## Short exercise
Gather each line containing the string "with" from these entries.

## Stored data
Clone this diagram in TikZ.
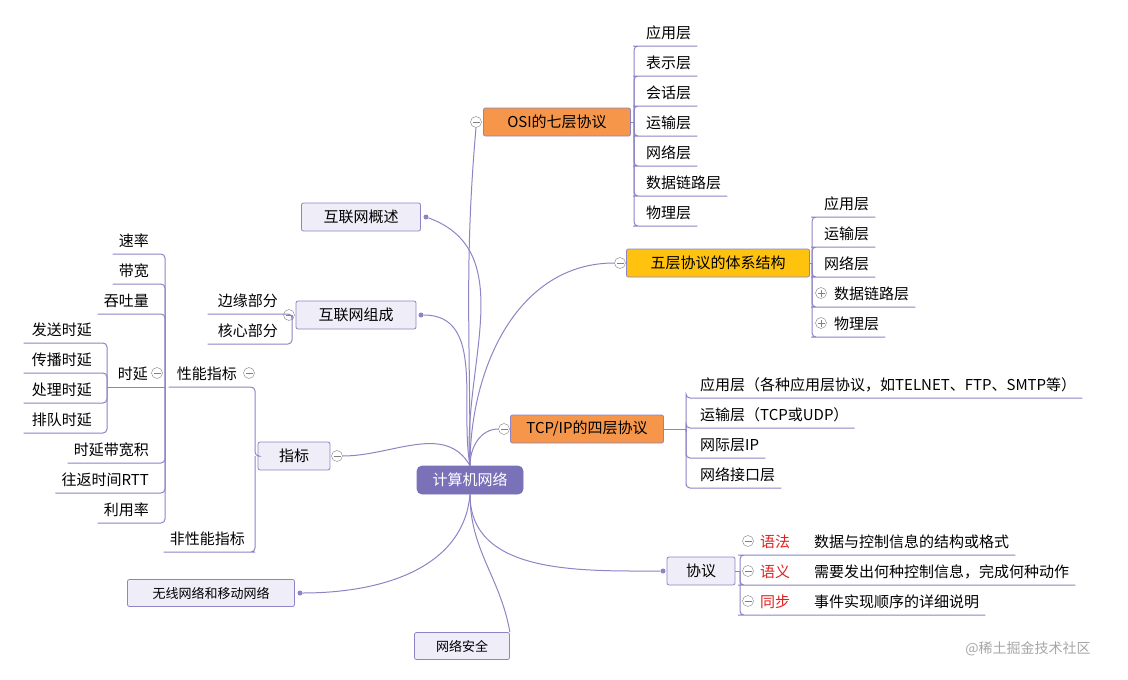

* * *

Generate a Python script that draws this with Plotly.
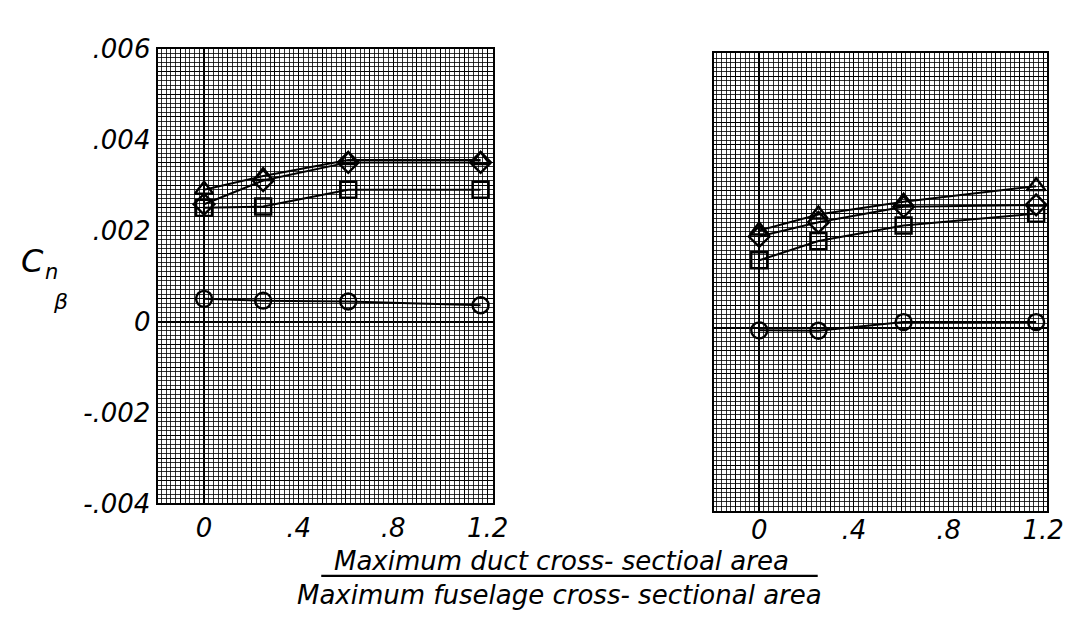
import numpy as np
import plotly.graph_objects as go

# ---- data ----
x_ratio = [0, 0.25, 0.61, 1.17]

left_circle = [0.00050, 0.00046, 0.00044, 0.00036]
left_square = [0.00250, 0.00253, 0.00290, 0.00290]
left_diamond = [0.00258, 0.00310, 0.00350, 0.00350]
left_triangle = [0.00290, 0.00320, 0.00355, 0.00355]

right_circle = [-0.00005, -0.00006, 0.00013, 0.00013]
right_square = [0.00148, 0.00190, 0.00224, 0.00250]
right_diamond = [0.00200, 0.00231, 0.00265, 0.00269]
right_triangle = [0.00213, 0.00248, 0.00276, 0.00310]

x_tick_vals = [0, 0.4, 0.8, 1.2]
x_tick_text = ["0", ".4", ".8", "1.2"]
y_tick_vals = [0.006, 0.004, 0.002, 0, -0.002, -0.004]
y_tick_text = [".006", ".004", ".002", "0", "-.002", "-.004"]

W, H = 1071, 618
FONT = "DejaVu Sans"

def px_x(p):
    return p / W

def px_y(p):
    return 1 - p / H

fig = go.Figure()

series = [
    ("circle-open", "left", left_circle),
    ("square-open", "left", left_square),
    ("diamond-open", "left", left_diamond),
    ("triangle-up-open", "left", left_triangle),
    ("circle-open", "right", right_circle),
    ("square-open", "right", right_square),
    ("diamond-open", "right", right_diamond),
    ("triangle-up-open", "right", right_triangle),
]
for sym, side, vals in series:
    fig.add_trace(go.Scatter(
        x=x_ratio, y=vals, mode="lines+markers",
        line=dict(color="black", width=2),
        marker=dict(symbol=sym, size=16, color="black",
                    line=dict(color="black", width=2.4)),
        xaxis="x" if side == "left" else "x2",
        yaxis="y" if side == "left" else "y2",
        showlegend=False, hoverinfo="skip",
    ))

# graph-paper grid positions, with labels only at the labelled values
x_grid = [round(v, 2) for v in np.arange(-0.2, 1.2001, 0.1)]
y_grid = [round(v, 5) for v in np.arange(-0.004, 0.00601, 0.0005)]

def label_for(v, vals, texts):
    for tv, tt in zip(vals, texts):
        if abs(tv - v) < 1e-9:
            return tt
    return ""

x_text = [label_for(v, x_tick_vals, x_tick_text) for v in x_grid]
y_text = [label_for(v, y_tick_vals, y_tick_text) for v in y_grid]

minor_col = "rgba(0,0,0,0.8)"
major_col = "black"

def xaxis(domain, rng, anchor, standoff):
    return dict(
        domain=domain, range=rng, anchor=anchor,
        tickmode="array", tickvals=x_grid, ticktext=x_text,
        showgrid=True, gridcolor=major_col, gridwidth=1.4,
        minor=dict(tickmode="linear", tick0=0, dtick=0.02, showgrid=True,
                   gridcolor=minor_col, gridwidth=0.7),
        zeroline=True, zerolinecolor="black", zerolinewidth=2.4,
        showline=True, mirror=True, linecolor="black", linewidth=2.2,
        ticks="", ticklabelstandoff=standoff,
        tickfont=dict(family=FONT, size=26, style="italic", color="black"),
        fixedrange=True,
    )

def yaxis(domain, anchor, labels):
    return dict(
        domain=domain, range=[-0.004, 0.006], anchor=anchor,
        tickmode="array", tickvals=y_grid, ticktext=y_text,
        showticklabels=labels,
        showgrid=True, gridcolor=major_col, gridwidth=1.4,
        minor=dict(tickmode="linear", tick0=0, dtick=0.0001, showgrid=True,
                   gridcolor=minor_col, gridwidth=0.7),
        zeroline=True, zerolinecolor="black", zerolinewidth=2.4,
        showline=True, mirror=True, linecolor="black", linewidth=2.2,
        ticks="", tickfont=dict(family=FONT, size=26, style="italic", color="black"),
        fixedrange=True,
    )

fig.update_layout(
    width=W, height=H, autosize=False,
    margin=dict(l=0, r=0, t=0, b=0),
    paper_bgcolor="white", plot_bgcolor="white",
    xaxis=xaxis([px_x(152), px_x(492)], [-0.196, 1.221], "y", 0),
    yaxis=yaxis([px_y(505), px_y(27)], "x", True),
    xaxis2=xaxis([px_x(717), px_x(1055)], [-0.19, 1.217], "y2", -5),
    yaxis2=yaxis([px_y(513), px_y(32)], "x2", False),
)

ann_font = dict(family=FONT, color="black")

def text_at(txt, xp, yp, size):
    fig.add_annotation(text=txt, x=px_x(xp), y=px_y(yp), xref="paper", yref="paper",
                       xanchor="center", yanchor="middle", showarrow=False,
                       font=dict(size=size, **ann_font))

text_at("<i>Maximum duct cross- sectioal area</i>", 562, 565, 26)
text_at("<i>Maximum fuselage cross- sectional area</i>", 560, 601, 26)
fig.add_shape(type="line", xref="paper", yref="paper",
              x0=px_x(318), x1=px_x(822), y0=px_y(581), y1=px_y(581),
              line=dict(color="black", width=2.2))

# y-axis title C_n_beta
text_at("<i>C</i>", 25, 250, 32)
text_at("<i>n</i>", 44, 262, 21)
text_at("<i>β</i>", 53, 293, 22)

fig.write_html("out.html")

## The answer
Generate a Python script that draws this with Plotly.
# graph-paper grid positions, with labels only at the labelled values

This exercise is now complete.